>> start Dataset content

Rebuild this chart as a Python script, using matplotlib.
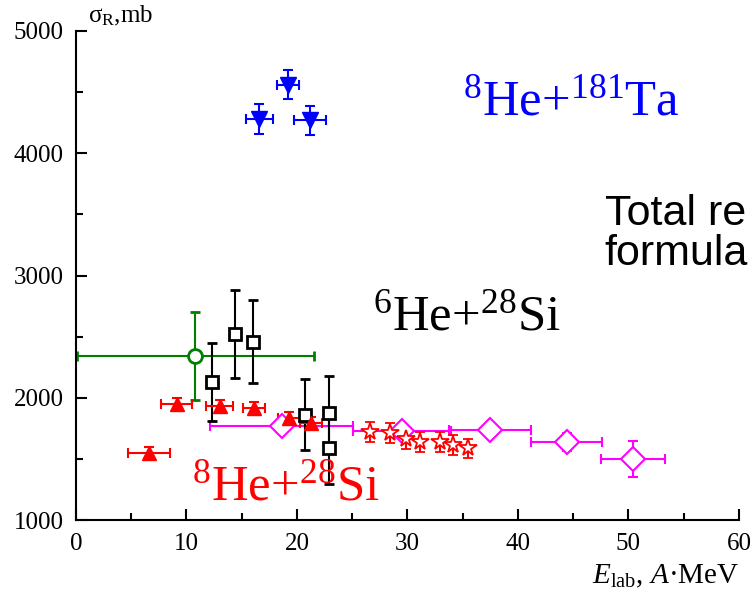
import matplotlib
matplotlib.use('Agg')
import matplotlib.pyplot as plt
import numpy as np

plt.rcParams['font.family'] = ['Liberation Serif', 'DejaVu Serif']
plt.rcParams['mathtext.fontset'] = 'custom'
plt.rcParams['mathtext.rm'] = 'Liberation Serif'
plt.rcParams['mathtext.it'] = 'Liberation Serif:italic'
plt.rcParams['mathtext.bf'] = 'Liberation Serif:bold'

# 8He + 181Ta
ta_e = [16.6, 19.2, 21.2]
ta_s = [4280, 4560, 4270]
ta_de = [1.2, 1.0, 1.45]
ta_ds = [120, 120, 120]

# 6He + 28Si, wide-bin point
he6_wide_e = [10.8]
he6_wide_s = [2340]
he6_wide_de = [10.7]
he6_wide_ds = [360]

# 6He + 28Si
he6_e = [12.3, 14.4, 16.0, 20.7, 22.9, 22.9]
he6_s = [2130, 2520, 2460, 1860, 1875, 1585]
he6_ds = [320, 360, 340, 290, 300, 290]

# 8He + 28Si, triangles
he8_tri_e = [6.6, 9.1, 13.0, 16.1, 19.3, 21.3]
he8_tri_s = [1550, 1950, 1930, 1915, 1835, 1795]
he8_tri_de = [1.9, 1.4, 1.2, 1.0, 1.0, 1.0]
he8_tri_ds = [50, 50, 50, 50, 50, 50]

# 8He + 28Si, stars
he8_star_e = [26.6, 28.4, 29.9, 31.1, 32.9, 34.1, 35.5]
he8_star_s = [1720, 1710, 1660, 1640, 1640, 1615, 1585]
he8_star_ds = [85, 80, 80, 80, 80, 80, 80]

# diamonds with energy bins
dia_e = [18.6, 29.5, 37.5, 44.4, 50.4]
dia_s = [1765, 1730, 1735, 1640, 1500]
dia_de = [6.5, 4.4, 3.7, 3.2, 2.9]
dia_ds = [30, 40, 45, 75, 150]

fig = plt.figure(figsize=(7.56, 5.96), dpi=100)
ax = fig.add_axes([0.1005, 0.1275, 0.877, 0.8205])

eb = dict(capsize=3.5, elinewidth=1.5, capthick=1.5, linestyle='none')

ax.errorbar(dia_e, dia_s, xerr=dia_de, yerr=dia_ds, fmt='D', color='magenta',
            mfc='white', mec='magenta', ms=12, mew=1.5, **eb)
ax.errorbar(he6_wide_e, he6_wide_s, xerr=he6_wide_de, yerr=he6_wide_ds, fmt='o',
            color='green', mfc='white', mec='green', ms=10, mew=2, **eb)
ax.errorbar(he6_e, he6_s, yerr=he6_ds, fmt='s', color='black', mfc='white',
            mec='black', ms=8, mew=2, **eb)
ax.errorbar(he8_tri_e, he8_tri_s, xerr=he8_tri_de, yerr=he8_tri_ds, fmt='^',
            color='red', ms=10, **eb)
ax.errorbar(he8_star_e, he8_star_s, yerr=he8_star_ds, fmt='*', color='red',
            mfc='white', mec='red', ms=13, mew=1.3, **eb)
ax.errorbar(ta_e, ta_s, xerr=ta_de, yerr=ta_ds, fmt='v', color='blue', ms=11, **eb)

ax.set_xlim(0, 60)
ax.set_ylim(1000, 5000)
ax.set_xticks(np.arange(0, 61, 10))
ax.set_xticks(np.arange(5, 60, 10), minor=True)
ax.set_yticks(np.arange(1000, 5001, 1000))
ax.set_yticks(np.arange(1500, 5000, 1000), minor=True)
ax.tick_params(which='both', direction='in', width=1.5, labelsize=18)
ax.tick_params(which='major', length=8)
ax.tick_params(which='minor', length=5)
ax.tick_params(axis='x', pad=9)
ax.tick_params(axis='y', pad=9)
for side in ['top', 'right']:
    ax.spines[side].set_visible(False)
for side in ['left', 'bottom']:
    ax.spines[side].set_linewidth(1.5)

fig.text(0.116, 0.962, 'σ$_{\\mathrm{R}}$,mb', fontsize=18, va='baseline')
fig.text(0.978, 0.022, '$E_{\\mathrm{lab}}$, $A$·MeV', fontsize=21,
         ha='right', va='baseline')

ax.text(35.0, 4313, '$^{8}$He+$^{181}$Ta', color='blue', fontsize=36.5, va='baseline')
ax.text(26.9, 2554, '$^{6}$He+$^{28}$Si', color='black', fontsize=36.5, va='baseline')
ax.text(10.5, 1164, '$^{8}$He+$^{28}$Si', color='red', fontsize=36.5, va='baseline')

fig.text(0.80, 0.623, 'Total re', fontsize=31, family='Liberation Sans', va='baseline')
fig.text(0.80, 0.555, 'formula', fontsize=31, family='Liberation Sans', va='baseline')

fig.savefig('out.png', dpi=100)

>> end Dataset content

## Requirements:
Of the lines in the material above, state how many contain the string "matplotlib"; give no other text.

## Answer for this exercise:
4